I'm quitting my job.
That's no typo. The job I was so excited to have 10 months ago is the same job I'm officially leaving on the 14th. (Enter WTF?!?! moment here)
Last year, I arrived with the intention of figuring it out. I wanted to work at Disney. That didn't work. I worked at a bar and did some writing. Then JA offered me a great position to work hard to help kids. The writing has continued through all of my ventures. I've contributed to fashion and women's health publications and have loved every minute of it. But the thought of having to put it on the back-burner when my schedule is hectic during the school year wasn't sitting well with me. My work load lessened a bit this summer, allowing me to really take time to reflect on my life here. In the spring, I was getting the feeling that Florida wasn't the place for me and that I wanted to get out, but at the time I was prepared to just wait it out. Then this summer, I had an AHA! moment.
I want to work in the fashion industry. I want to write about it. It fascinates me on a daily basis. I love talking to designers. I love watching trends. I love sharing my observations with the masses. My favorite part of the past two years has been my writing. So, after some soul-searching, I've come to a conclusion. I'm not happy here, so I need to make a change. I'm also broke, and will be broke for quite some time if I stay here. So what's my next move?

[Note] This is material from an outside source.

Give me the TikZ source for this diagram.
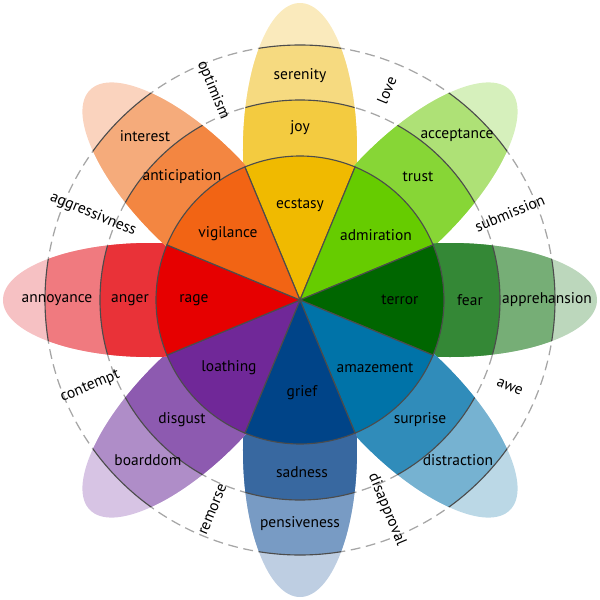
\documentclass[tikz,border=0pt]{standalone}
\usepackage{fontspec}
\setmainfont{PT Sans}
% four shades per petal: inner sector, middle band, outer band, tip
\definecolor{ylw1}{RGB}{240,186,0}
\definecolor{ylw2}{RGB}{243,203,64}
\definecolor{ylw3}{RGB}{246,218,128}
\definecolor{ylw4}{RGB}{250,234,188}
\definecolor{lgn1}{RGB}{102,204,0}
\definecolor{lgn2}{RGB}{135,214,54}
\definecolor{lgn3}{RGB}{174,225,118}
\definecolor{lgn4}{RGB}{214,240,188}
\definecolor{dgn1}{RGB}{0,102,0}
\definecolor{dgn2}{RGB}{52,136,54}
\definecolor{dgn3}{RGB}{118,174,118}
\definecolor{dgn4}{RGB}{188,215,188}
\definecolor{blu1}{RGB}{0,115,168}
\definecolor{blu2}{RGB}{48,140,186}
\definecolor{blu3}{RGB}{118,178,209}
\definecolor{blu4}{RGB}{187,216,230}
\definecolor{dbu1}{RGB}{0,68,136}
\definecolor{dbu2}{RGB}{56,104,160}
\definecolor{dbu3}{RGB}{120,155,196}
\definecolor{dbu4}{RGB}{190,206,226}
\definecolor{prp1}{RGB}{112,40,152}
\definecolor{prp2}{RGB}{141,90,176}
\definecolor{prp3}{RGB}{175,141,200}
\definecolor{prp4}{RGB}{215,196,228}
\definecolor{red1}{RGB}{230,0,0}
\definecolor{red2}{RGB}{233,50,56}
\definecolor{red3}{RGB}{240,122,127}
\definecolor{red4}{RGB}{246,193,195}
\definecolor{org1}{RGB}{242,100,20}
\definecolor{org2}{RGB}{243,134,65}
\definecolor{org3}{RGB}{245,171,123}
\definecolor{org4}{RGB}{250,211,190}
\begin{document}
\begin{tikzpicture}[x=0.025cm,y=0.025cm,
    ring/.style={draw=black!70,line width=0.8pt},
    guide/.style={draw=black!35,line width=0.9pt,dash pattern=on 7pt off 4pt},
    word/.style={font=\fontsize{11}{13}\selectfont,text=black,inner sep=1pt}]
  \useasboundingbox (-300,-300) rectangle (300,300);
  % dashed rings seen between the petals
  \draw[guide] (0,0) circle (200);
  \draw[guide] (0,0) circle (255);
  % petals
  \foreach \a/\c in {90/ylw,45/lgn,0/dgn,-45/blu,-90/dbu,-135/prp,180/red,135/org}{
    \begin{scope}[rotate=\a]
      \fill[\c4] (150,0) ellipse (147 and 57);
      \begin{scope}
        \clip (150,0) ellipse (147 and 57);
        \fill[\c3] (0,0) circle (255);
        \fill[\c2] (0,0) circle (200);
        \draw[ring] (0,0) circle (255);
        \draw[ring] (0,0) circle (200);
      \end{scope}
    \end{scope}
  }
  % inner sectors
  \foreach \a/\c in {90/ylw,45/lgn,0/dgn,-45/blu,-90/dbu,-135/prp,180/red,135/org}
    \filldraw[ring,fill=\c1] (0,0) -- ({\a-22.5}:144)
      arc[start angle=\a-22.5, end angle=\a+22.5, radius=144] -- cycle;
  % inner words
  \node[word] (ecstasy) at (0,95) {ecstasy};
  \node[word] (admiration) at (76,65) {admiration};
  \node[word] (terror) at (100,0) {terror};
  \node[word] (amazement) at (75,-68) {amazement};
  \node[word] (grief) at (2,-93) {grief};
  \node[word] (loathing) at (-71,-68) {loathing};
  \node[word] (rage) at (-106,0) {rage};
  \node[word] (vigilance) at (-72,66) {vigilance};
  % middle words
  \node[word] (joy) at (0,172) {joy};
  \node[word] (trust) at (118,123) {trust};
  \node[word] (fear) at (170,0) {fear};
  \node[word] (surprise) at (120,-120) {surprise};
  \node[word] (sadness) at (2,-172) {sadness};
  \node[word] (disgust) at (-118,-120) {disgust};
  \node[word] (anger) at (-170,0) {anger};
  \node[word] (anticipation) at (-118,123) {anticipation};
  % outer words
  \node[word] (serenity) at (0,224) {serenity};
  \node[word] (acceptance) at (157,165) {acceptance};
  \node[word] (apprehansion) at (247,0) {apprehansion};
  \node[word] (distraction) at (158,-160) {distraction};
  \node[word] (pensiveness) at (0,-224) {pensiveness};
  \node[word] (boarddom) at (-152,-160) {boarddom};
  \node[word] (annoyance) at (-243,0) {annoyance};
  \node[word] (interest) at (-155,164) {interest};
  % dyads between the petals
  \node[word,rotate=67.5] (love) at (67.5:227) {love};
  \node[word,rotate=22.5] (submission) at (22.5:227) {submission};
  \node[word,rotate=-22.5] (awe) at (-22.5:227) {awe};
  \node[word,rotate=-67.5] (disapproval) at (-67.5:227) {disapproval};
  \node[word,rotate=67.5] (remorse) at (-112.5:227) {remorse};
  \node[word,rotate=22.5] (contempt) at (-157.5:227) {contempt};
  \node[word,rotate=-22.5] (aggressivness) at (157.5:224) {aggressivness};
  \node[word,rotate=-67.5] (optimism) at (112.5:227) {optimism};
\end{tikzpicture}
\end{document}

I'm moving home. Yeah, I never thought I'd say that, either. I'll be working for an Aveda salon utilizing my customer service skills, marketing creativity, and genuine interest in health and beauty. I'll be continuing my web column, which will concentrate on trends in Indianapolis. I'll be pursuing other writing endeavors in Indianapolis and Chicago. And most importantly, I'll be closer to the friends and family I've missed during my time being over 1,000 miles away.
As my grandmother said, I gave it the old college-try. I came down here to figure things out, and I have. This will be a big change, but a needed change. And while I know I'm leaving behind a wonderful community of people, I know that my path is headed in the best direction for me.
I'm nervous. I'm a little sad. And I can't wait to go home.